The Stanford Theater's Kurosawa Retrospective ended yesterday. I only caught three films in the series:
Rashômon starring Toshirô Mifune and Takashi Shimura; Japanese with subtitles; (1950)
Scandal starring Toshirô Mifune and Takashi Shimura; Japanese with subtitles; (1950)
One Wonderful Sunday; Japanese with subtitles; (1947)
As I previously mentioned, the PFA is having its own Kurosawa retrospective (30 films from June to August). I would have seen more films at the Stanford series but the looming PFA series, being a procrastinator, still suffering from the effects of a prolonged respiratory illness, the San Francisco International Asian American Film Festival, the Tiburon Internationl Film Festival, the King Tut exhibit at the de Young Museum, preparing my income tax returns, a Kurosawa retrospective on Turner Classic Movies in March and other activities conspired against the Stanford series.
In particular, I regret missing the last three films of the series: The Idiot (1951); The Lower Depths (1957) and Ran (1985).
I've seen Rashômon before. There is no point in recounting the plot since the film was popular enough to lend its name to a scientifically observed effect of subjectivity in memory and perception. I watch the film to see if Kurosawa tipped his hand as to which version of the truth is the real truth. I've read opinions on the subject and it is certainly suspicious that Lady Kanazawa meets up with the bandit (Mifune) at the river later in the film. It's likely that none of the four version presented were the truth.
Scandal was an entertaining but minor film in Kurosawa's filmography. The plot revolves around painter who is photographed with a popular singer (Shirley Yamaguchi) at a mountain resort. The tabloids imply the two are having an affair and the photo is of them in a moment post-coital repose. The two decide to sue the newspaper but have the misfortune to hire sad-sack lawyer Takashi Shimura. Slovenly, frequently drunk and venal, Shimura has thrown the case unbeknownst to his clients although they have their suspicions. Shimura is, however, devoted to his tubecular daughter who is his only chance at redemption. Sadly, it is her death ulimately leads to his finding his moral conviction.

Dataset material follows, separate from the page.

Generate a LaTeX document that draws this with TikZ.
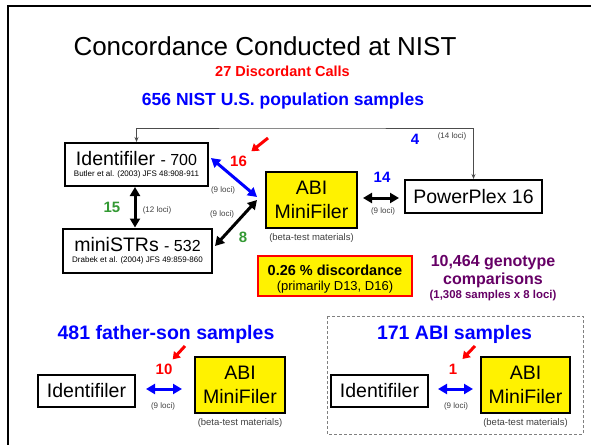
\documentclass[tikz,border=0pt]{standalone}
\usepackage{fontspec}
\setmainfont{Liberation Sans}
\usetikzlibrary{arrows.meta,positioning}
\definecolor{nistgreen}{RGB}{51,153,51}
\definecolor{nistpurple}{RGB}{102,0,102}
\definecolor{locigray}{RGB}{64,64,64}

\begin{document}
\begin{tikzpicture}[x=1pt, y=-1pt,
  kit/.style = {draw, line width=2pt, fill=white, inner sep=0pt, align=center, font=\fontsize{19.5}{23.5}\selectfont},
  abi/.style = {kit, fill=yellow, minimum width=90pt, minimum height=56pt},
  loci/.style = {text=locigray, inner sep=0pt, anchor=base, font=\fontsize{8}{10}\selectfont},
  beta/.style = {text=locigray, inner sep=1pt, font=\fontsize{9.5}{11}\selectfont},
  num/.style = {inner sep=1pt, anchor=base, font=\fontsize{15}{18}\selectfont\bfseries},
  sethead/.style = {blue, anchor=base, font=\fontsize{19.5}{23}\selectfont\bfseries},
  dbl/.style = {line width=3pt, {Triangle[length=9pt,width=10pt]}-{Triangle[length=9pt,width=10pt]}},
  hint/.style = {red, line width=3pt, -{Triangle[length=7pt,width=9pt]}}]
  \useasboundingbox (0,0) rectangle (591,444);
  \draw[line width=2pt] (8,450) -- (8,6) -- (596,6);

  \node[anchor=base, font=\fontsize{26}{30}\selectfont] (title) at (265,56) {Concordance Conducted at NIST};
  \node[anchor=base, red, font=\fontsize{14.5}{17}\selectfont\bfseries] (calls) at (282.5,77) {27 Discordant Calls};
  \node[anchor=base, blue, font=\fontsize{17.5}{20}\selectfont\bfseries] (pop) at (283,105.5) {656 NIST U.S. population samples};

  \node[kit, minimum width=143pt, minimum height=43pt] (id) at (136.5,164.5)
    {Identifiler {\fontsize{16}{19}\selectfont - 700}\\[-12.5pt]{\fontsize{8}{10}\selectfont Butler et al. (2003) JFS 48:908-911}};
  \node[kit, minimum width=149pt, minimum height=44pt] (ms) at (137.5,250.5)
    {miniSTRs {\fontsize{16}{19}\selectfont - 532}\\[-12.5pt]{\fontsize{8}{10}\selectfont Drabek et al. (2004) JFS 49:859-860}};
  \node[abi, minimum width=91pt] (abi) at (311.5,200) {ABI\\MiniFiler};
  \node[beta, below=3pt of abi] (betaA) {(beta-test materials)};
  \node[kit, minimum width=137pt, minimum height=33pt] (pp) at (473.5,196.5) {PowerPlex 16};

  \coordinate (bar) at (300,128);
  \draw[gray!60!black, line width=0.8pt, {Stealth[length=5pt,width=4pt]}-{Stealth[length=5pt,width=4pt]}] (id.north) |- (bar) -| (pp.north);
  \node[num, blue] (n4) at (415,144) {4};
  \node[loci] (l14) at (452,138) {(14 loci)};

  \draw[dbl, blue] ([xshift=2pt,yshift=6.5pt]id.east) -- ([xshift=-8pt,yshift=3pt]abi.west);
  \node[loci] (lb) at (223,192.5) {(9 loci)};
  \node[num, red] (n16) at (238.5,166.7) {16};
  \coordinate (h16) at (268,138);
  \draw[hint, shorten >=6pt] (h16) -- (n16);

  \draw[dbl] ([xshift=-8pt]abi.west) -- ([xshift=2pt,yshift=4.5pt]ms.east);
  \node[loci] (lk) at (222,216) {(9 loci)};
  \node[num, nistgreen] (n8) at (243,242) {8};

  \draw[dbl] ([xshift=-1.5pt]id.south) -- ([xshift=-1.5pt]id.south |- ms.north);
  \node[num, nistgreen] (n15) at (112,212) {15};
  \node[loci] (l12) at (157,212) {(12 loci)};

  \draw[dbl, shorten <=5pt, shorten >=5pt] ([yshift=2pt]abi.east) -- ([yshift=2pt]abi.east -| pp.west);
  \node[num, blue] (n14) at (382,182) {14};
  \node[loci] (lp) at (383,213) {(9 loci)};

  \node[kit, draw=red, fill=yellow, minimum width=154pt, minimum height=40pt] (disc) at (335,275.5)
    {\rule{0pt}{17.5pt}{\fontsize{14.5}{17}\selectfont\bfseries 0.26 \% discordance}\\[-8.5pt]{\fontsize{13}{15}\selectfont (primarily D13, D16)}};
  \node[nistpurple, inner sep=0pt, align=center, font=\fontsize{16}{18}\selectfont\bfseries] (comp) at (493,278.5)
    {10,464 genotype\\comparisons\\[-4pt]{\fontsize{11.4}{13}\selectfont (1,308 samples x 8 loci)}};

  \node[sethead] (fs) at (166,339) {481 father-son samples};
  \node[kit, minimum width=97pt, minimum height=32pt] (idL) at (86.5,391) {Identifiler};
  \node[abi] (abiL) at (240,385) {ABI\\MiniFiler};
  \node[beta, below=3pt of abiL] (betaL) {(beta-test materials)};
  \draw[dbl, blue, shorten <=10pt, shorten >=12pt] ([yshift=2pt]idL.east) -- ([yshift=2pt]idL.east -| abiL.west);
  \node[loci] (lL) at (163,408) {(9 loci)};
  \node[num, red] (n10) at (164,374) {10};
  \coordinate (h10) at (185,346);
  \draw[hint, shorten >=4pt] (h10) -- (n10);

  \draw[gray, densely dashed, line width=0.6pt] (327,316) rectangle (583,434);
  \node[sethead] (abs) at (454.5,339) {171 ABI samples};
  \node[kit, minimum width=97pt, minimum height=32pt] (idR) at (379.5,391) {Identifiler};
  \node[abi, minimum width=89pt] (abiR) at (525.5,385) {ABI\\MiniFiler};
  \node[beta, below=3pt of abiR] (betaR) {(beta-test materials)};
  \draw[dbl, blue, shorten <=9pt, shorten >=7pt] ([yshift=2pt]idR.east) -- ([yshift=2pt]idR.east -| abiR.west);
  \node[loci] (lR) at (456,408) {(9 loci)};
  \node[num, red] (n1) at (453,374) {1};
  \coordinate (h1) at (475,346);
  \draw[hint, shorten >=6pt] (h1) -- (n1);
\end{tikzpicture}
\end{document}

Mifune is able to show off his screen charisma as always optimistic, never fearful painter and Shimura gives a preview of the type of character he would perfect in Ikiru (1952).
One Wonderful Sunday was very different from any other Kurosawa film I've seen. First of all, neither Mifune or Shimura are in the film which is unusual for Kurosawa films of the period. The two leads are Isao Numasaki and Chieko Nakakita. A quick perusal of IMDB shows that the two actors did not make anymore films with Kurosawa.
One Wonderful Sunday is not epic which is an adjective I'd use to describe most of Kurosawa's films and/or lead characters. Instead, One Wonderful Sunday feels like The Bicycle Thief transplanted to 1947 Tokyo. The story revolves around a young couple as they try to spend a Sunday afternoon in Tokyo with only 30 yen between them. As they make their way around town, we get a glimpse of post-war Tokyo - the poverty, the grifters, the gangsters, etc. Along the way, we share in the couple's heartbreak such as when a ticket scalper buys the last tickets to Schubert's Unfinished Symphony and scalps them at a 50% markup. Kurosawa engages in all kinds of cinematic devices during the film - sunshine/rainfall/wind to signal the mood of the couple, breaking the fourth wall, etc.
At one point Nakakita urges an imaginary audience to clap for her and her boyfriend who is despondent because the howling wind will not allow him to conduct an imaginary orchestra. The effect is Nakakita speaking directly to the audience in the theater. I was amazed that speaking across 60 years and different culture, Nakakita was able to elicit a modest round of applause from the audience. Maybe I was really surprised that I joined the clapping.